Oireachtas Joint and Select Committees

Wednesday, 27 September 2017

Joint Oireachtas Committee on the Eighth Amendment of the Constitution

Eighth Amendment of the Constitution: Constitutional Issues Arising from the Citizens Assembly Recommendations

1:30 pm

Ms Mary O'Toole:

This exemplifies the juxtaposition of opinion. The belief is that simply repealing the eighth amendment and not replacing it with anything will lead to abortion on demand because women will have their right to bodily integrity reinstated, that is, their right to health and their right to life, and that there will be no right to life for the unborn. One side of the debate believes that would be the consequence of repealing the amendment without replacing it with any other provision. The other side of the debate believes that repealing will leave the right to life of the unborn as an inherent right in the Constitution and will lead to a circumstance where a woman's right to bodily integrity would be trumped by that right to life. Those are the two controversies.

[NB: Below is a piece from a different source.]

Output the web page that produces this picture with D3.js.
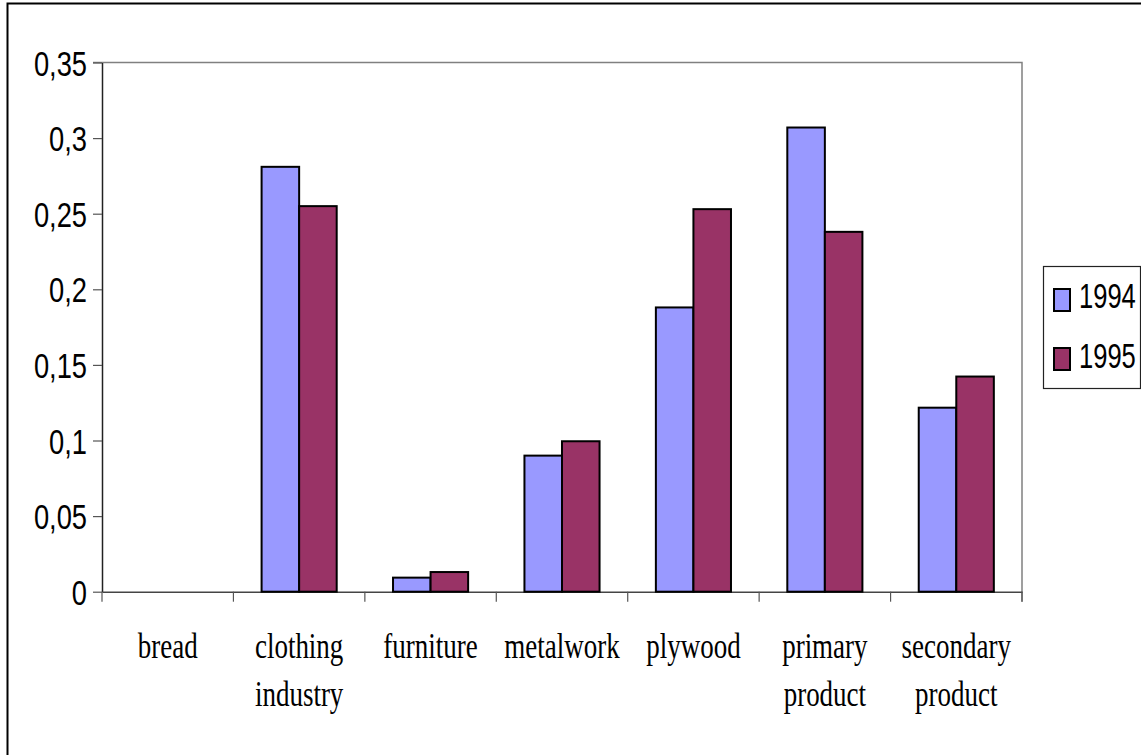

We have had a lot of discussion over whether the pre-1983 position is correct or not. My conclusion is that it is very difficult to say whether the pre-1983 position will re-emerge, certainly in so far as the rights of the unborn are concerned. Professor de Londras said in her paper that if a woman's right to life and to bodily integrity were to come back to the fore, that there is no reason why the Legislature cannot modify those rights in the common good, just as they do with regard to other rights. This, however, is not regarded by the other side of the debate as sufficiently secure for their purposes. Again, there is a degree of uncertainty about exactly what would happen. To my way of thinking, the Citizens' Assembly wanted to start with a clean slate and to ask how do we do this. There are, of course, risks and benefits to each of those approaches. How one sees those risks and benefits would also hugely depend on where one is standing. It is the difficult task of this committee to look at that.

I think it very unlikely that abortion on demand would be the result of the repeal of the eighth amendment simpliciter. The whole ethos of the manner in which we deal with these issues in Ireland makes that an unlikely outcome. Certainly at present, however, an enormous deference is paid by the courts, as Dr. Kenny has said, to the views of the Legislature on how these rights should be balanced. That is the present reality and the Supreme Court has reiterated as recently as the MR & Anor v. An tArd Chláraitheoir & Ors decision on the surrogacy issue that it is a matter for the Legislature to balance these precarious rights. In the course of the X case Mr. Justice McCarthy complained that the Legislature has not introduced legislation as to how these rights are to be balanced and left it to the court. No, then, I do not think that a repeal would lead to abortion on demand. One is dealing, however, with the two views on each side as to what the consequences of repeal without replacement might be. One is trying to balance all of that.